▶ _Description of the task_
Reproduce, without any change, the span of lines from the opening of the records below to the line containing "const peakValues = [55.6, 96.7, 47.3, 36.2, 89.9, 90.5]", inclusive.

-- Start of Records provided --

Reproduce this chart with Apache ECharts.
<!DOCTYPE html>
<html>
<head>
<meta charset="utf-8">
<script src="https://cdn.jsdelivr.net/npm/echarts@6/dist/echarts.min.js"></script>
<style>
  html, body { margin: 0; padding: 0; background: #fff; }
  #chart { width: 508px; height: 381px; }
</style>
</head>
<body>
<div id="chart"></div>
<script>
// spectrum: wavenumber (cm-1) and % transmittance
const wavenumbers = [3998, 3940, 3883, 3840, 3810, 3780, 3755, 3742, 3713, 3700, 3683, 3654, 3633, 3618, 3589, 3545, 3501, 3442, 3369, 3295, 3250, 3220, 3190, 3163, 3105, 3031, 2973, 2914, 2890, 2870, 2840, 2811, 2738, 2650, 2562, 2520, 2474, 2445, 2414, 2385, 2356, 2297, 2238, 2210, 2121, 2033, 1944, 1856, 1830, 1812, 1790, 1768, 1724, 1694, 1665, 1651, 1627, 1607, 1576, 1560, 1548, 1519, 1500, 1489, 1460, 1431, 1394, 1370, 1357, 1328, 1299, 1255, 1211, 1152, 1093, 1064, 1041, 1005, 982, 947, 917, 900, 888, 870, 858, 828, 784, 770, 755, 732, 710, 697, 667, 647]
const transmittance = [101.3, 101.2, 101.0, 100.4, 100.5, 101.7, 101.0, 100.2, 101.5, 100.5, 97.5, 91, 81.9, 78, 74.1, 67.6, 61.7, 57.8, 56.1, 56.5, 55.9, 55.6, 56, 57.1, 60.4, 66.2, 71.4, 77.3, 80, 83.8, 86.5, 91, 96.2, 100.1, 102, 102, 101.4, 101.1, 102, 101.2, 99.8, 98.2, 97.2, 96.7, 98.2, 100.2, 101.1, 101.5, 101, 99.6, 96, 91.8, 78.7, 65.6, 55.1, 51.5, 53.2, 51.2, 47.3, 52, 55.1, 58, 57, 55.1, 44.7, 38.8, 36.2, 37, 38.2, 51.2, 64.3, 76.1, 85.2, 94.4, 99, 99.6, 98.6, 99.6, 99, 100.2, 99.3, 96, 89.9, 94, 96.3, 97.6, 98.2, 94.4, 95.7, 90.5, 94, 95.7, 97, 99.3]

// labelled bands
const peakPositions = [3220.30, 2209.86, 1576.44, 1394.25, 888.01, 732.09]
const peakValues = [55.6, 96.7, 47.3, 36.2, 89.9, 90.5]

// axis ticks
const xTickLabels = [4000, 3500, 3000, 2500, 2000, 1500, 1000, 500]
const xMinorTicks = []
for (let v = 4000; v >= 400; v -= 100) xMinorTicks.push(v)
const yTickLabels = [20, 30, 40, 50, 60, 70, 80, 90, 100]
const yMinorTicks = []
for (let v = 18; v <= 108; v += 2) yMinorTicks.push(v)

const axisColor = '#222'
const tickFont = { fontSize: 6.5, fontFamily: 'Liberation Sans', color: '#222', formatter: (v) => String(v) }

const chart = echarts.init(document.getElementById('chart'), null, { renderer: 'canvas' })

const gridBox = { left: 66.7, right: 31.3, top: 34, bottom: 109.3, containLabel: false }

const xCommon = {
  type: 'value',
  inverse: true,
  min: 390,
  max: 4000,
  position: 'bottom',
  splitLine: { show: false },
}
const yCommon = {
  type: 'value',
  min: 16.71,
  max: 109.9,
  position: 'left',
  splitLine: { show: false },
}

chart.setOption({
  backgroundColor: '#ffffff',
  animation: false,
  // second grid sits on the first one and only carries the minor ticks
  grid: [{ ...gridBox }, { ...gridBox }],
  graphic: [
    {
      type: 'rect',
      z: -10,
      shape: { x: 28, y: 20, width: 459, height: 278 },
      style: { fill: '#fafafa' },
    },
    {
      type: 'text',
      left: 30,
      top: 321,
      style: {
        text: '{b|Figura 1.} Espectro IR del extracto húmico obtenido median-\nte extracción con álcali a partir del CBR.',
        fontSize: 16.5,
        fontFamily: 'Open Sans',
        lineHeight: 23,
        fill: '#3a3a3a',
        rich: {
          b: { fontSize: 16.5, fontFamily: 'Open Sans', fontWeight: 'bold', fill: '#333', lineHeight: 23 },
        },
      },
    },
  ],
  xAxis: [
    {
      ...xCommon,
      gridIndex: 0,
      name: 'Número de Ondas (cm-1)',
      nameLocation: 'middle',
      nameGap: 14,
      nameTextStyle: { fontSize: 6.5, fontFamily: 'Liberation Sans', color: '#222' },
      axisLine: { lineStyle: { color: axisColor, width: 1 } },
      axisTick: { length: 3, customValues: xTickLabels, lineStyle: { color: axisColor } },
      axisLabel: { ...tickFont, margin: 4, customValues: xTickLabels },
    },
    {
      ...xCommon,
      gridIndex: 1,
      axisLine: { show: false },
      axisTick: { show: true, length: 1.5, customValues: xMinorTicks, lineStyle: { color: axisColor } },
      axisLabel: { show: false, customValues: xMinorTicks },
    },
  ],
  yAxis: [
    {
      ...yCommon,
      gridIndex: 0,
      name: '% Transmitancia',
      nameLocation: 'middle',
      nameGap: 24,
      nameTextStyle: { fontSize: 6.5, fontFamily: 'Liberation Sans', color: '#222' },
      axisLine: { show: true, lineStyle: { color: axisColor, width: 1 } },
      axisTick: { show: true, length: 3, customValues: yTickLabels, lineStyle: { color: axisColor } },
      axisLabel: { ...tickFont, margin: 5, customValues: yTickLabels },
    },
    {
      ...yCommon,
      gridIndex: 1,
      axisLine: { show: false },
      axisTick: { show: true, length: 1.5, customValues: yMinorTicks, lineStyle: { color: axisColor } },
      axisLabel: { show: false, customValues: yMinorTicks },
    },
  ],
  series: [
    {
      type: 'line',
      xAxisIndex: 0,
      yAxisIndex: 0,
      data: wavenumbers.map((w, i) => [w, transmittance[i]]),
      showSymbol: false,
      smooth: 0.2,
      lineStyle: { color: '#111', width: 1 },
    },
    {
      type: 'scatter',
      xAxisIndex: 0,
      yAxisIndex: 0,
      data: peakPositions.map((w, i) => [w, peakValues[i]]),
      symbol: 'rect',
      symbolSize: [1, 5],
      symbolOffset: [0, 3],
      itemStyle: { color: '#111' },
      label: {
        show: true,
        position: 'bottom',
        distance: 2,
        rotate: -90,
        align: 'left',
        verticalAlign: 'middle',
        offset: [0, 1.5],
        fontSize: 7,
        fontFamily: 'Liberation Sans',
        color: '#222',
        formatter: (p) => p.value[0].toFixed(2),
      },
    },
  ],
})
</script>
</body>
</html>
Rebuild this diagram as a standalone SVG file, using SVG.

-- End of Records provided --

▶ _Correct output_
Reproduce this chart with Apache ECharts.
<!DOCTYPE html>
<html>
<head>
<meta charset="utf-8">
<script src="https://cdn.jsdelivr.net/npm/echarts@6/dist/echarts.min.js"></script>
<style>
  html, body { margin: 0; padding: 0; background: #fff; }
  #chart { width: 508px; height: 381px; }
</style>
</head>
<body>
<div id="chart"></div>
<script>
// spectrum: wavenumber (cm-1) and % transmittance
const wavenumbers = [3998, 3940, 3883, 3840, 3810, 3780, 3755, 3742, 3713, 3700, 3683, 3654, 3633, 3618, 3589, 3545, 3501, 3442, 3369, 3295, 3250, 3220, 3190, 3163, 3105, 3031, 2973, 2914, 2890, 2870, 2840, 2811, 2738, 2650, 2562, 2520, 2474, 2445, 2414, 2385, 2356, 2297, 2238, 2210, 2121, 2033, 1944, 1856, 1830, 1812, 1790, 1768, 1724, 1694, 1665, 1651, 1627, 1607, 1576, 1560, 1548, 1519, 1500, 1489, 1460, 1431, 1394, 1370, 1357, 1328, 1299, 1255, 1211, 1152, 1093, 1064, 1041, 1005, 982, 947, 917, 900, 888, 870, 858, 828, 784, 770, 755, 732, 710, 697, 667, 647]
const transmittance = [101.3, 101.2, 101.0, 100.4, 100.5, 101.7, 101.0, 100.2, 101.5, 100.5, 97.5, 91, 81.9, 78, 74.1, 67.6, 61.7, 57.8, 56.1, 56.5, 55.9, 55.6, 56, 57.1, 60.4, 66.2, 71.4, 77.3, 80, 83.8, 86.5, 91, 96.2, 100.1, 102, 102, 101.4, 101.1, 102, 101.2, 99.8, 98.2, 97.2, 96.7, 98.2, 100.2, 101.1, 101.5, 101, 99.6, 96, 91.8, 78.7, 65.6, 55.1, 51.5, 53.2, 51.2, 47.3, 52, 55.1, 58, 57, 55.1, 44.7, 38.8, 36.2, 37, 38.2, 51.2, 64.3, 76.1, 85.2, 94.4, 99, 99.6, 98.6, 99.6, 99, 100.2, 99.3, 96, 89.9, 94, 96.3, 97.6, 98.2, 94.4, 95.7, 90.5, 94, 95.7, 97, 99.3]

// labelled bands
const peakPositions = [3220.30, 2209.86, 1576.44, 1394.25, 888.01, 732.09]
const peakValues = [55.6, 96.7, 47.3, 36.2, 89.9, 90.5]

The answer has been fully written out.